_What to do_
Return only the lines from the top of the data down to the one that holds "4.60, 15.01, 10.27]", both included, without any pictures.

---

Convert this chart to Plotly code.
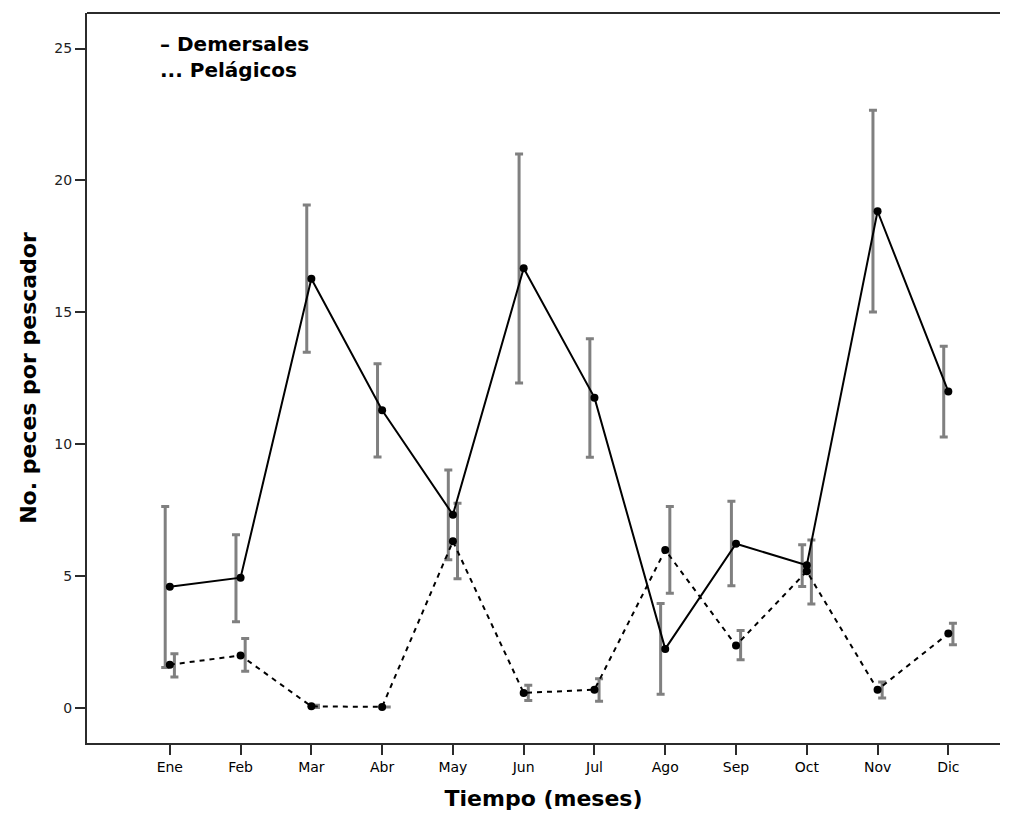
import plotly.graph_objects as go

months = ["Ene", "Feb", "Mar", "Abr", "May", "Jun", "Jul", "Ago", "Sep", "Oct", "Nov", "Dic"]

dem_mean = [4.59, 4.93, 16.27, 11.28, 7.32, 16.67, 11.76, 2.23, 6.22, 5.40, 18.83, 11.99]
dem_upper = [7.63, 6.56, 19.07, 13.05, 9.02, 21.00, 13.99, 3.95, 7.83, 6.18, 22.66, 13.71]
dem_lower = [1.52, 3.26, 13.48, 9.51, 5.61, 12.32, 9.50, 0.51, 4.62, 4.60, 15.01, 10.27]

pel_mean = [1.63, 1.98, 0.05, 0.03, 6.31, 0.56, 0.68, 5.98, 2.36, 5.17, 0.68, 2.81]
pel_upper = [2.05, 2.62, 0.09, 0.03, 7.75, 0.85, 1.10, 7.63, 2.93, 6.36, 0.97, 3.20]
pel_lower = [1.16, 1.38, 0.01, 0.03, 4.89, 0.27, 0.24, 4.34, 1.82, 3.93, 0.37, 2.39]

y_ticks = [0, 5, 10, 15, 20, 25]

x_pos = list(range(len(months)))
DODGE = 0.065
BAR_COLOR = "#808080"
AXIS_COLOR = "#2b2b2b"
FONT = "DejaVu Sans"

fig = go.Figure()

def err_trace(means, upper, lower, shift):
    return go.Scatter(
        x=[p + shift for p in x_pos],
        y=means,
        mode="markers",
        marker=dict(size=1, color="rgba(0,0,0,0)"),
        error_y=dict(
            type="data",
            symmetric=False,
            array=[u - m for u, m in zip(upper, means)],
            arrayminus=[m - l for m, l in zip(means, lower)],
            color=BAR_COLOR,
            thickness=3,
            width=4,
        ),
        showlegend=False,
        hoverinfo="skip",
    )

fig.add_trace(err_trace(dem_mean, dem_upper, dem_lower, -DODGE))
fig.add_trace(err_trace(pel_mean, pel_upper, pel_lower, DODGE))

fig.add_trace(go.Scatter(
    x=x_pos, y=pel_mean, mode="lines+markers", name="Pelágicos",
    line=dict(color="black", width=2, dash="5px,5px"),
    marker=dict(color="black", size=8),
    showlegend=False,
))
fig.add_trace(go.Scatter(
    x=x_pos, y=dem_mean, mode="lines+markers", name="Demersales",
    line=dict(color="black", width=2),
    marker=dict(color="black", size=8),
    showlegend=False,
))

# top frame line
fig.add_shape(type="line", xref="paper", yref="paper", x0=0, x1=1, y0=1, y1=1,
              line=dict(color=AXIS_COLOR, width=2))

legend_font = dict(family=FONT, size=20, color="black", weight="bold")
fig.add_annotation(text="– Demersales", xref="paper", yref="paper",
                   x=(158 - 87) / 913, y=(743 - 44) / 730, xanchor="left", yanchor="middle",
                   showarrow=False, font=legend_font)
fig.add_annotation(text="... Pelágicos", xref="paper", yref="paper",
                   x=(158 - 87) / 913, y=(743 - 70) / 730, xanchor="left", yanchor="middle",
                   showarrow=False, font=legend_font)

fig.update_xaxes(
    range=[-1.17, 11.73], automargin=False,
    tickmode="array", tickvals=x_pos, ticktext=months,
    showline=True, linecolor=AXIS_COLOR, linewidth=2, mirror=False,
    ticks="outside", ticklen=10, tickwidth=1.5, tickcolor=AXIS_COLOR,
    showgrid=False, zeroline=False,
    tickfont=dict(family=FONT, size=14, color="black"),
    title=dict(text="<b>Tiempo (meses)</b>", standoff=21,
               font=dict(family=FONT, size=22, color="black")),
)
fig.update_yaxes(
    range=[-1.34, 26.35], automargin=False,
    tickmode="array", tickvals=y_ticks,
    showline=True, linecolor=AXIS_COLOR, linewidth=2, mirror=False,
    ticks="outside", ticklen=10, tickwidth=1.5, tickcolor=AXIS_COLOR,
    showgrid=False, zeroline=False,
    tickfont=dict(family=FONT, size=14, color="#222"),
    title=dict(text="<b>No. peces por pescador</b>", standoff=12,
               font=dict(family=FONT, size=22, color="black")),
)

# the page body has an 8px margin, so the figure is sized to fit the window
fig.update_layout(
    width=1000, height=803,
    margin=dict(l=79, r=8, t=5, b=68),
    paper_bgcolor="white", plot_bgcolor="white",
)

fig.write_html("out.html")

---

_Completed exercise_
Convert this chart to Plotly code.
import plotly.graph_objects as go

months = ["Ene", "Feb", "Mar", "Abr", "May", "Jun", "Jul", "Ago", "Sep", "Oct", "Nov", "Dic"]

dem_mean = [4.59, 4.93, 16.27, 11.28, 7.32, 16.67, 11.76, 2.23, 6.22, 5.40, 18.83, 11.99]
dem_upper = [7.63, 6.56, 19.07, 13.05, 9.02, 21.00, 13.99, 3.95, 7.83, 6.18, 22.66, 13.71]
dem_lower = [1.52, 3.26, 13.48, 9.51, 5.61, 12.32, 9.50, 0.51, 4.62, 4.60, 15.01, 10.27]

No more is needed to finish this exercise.